The public’s first chance to view the terminal will be from 10 a.m. to 4 p.m. Sunday, Aug. 28 at the annual OCIA Open House and Air Show. Featured aircraft will include the Scream’n Rebel Airshow Team, a North American B-25 Mitchell bomber, a B-17 Flying Fortress, and an A-10 Thunderbolt II, among others. There will also be a pancake breakfast from 7 to 11 a.m. and family attractions such as bounce houses. For more information, visit www.airfairocia.org.
The project has been under way since the tear-down of the old terminal in early 2010. It was funded by Federal Aviation Administration and Department of Energy grants, a Michigan Department of Transportation – Bureau of Aeronautics grant, and airport user fees.
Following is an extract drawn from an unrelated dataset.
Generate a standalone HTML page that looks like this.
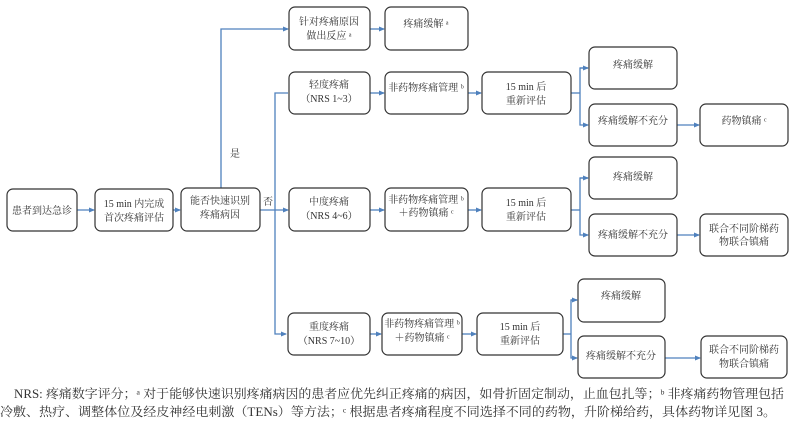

The new terminal was completed on time and within budget.
The project team included architects Neumann/Smith Architecture of Southfield; civil engineers Anderson, Eckstein & Westrick Inc. of Shelby Township and Peckham Engineering of Traverse City; construction managers Frank Rewold and Son Inc. of Rochester; structural engineer Desai/Nasr Consulting Engineers of West Bloomfield Township; mechanical and electrical engineer Peter Basso Associates Inc. of Troy; landscape architect Grissim Metz Andriese Associates of Northville; furnishings from Airea, Farmington Hills. Another 29 companies, most from southeast Michigan, acted as subcontractors.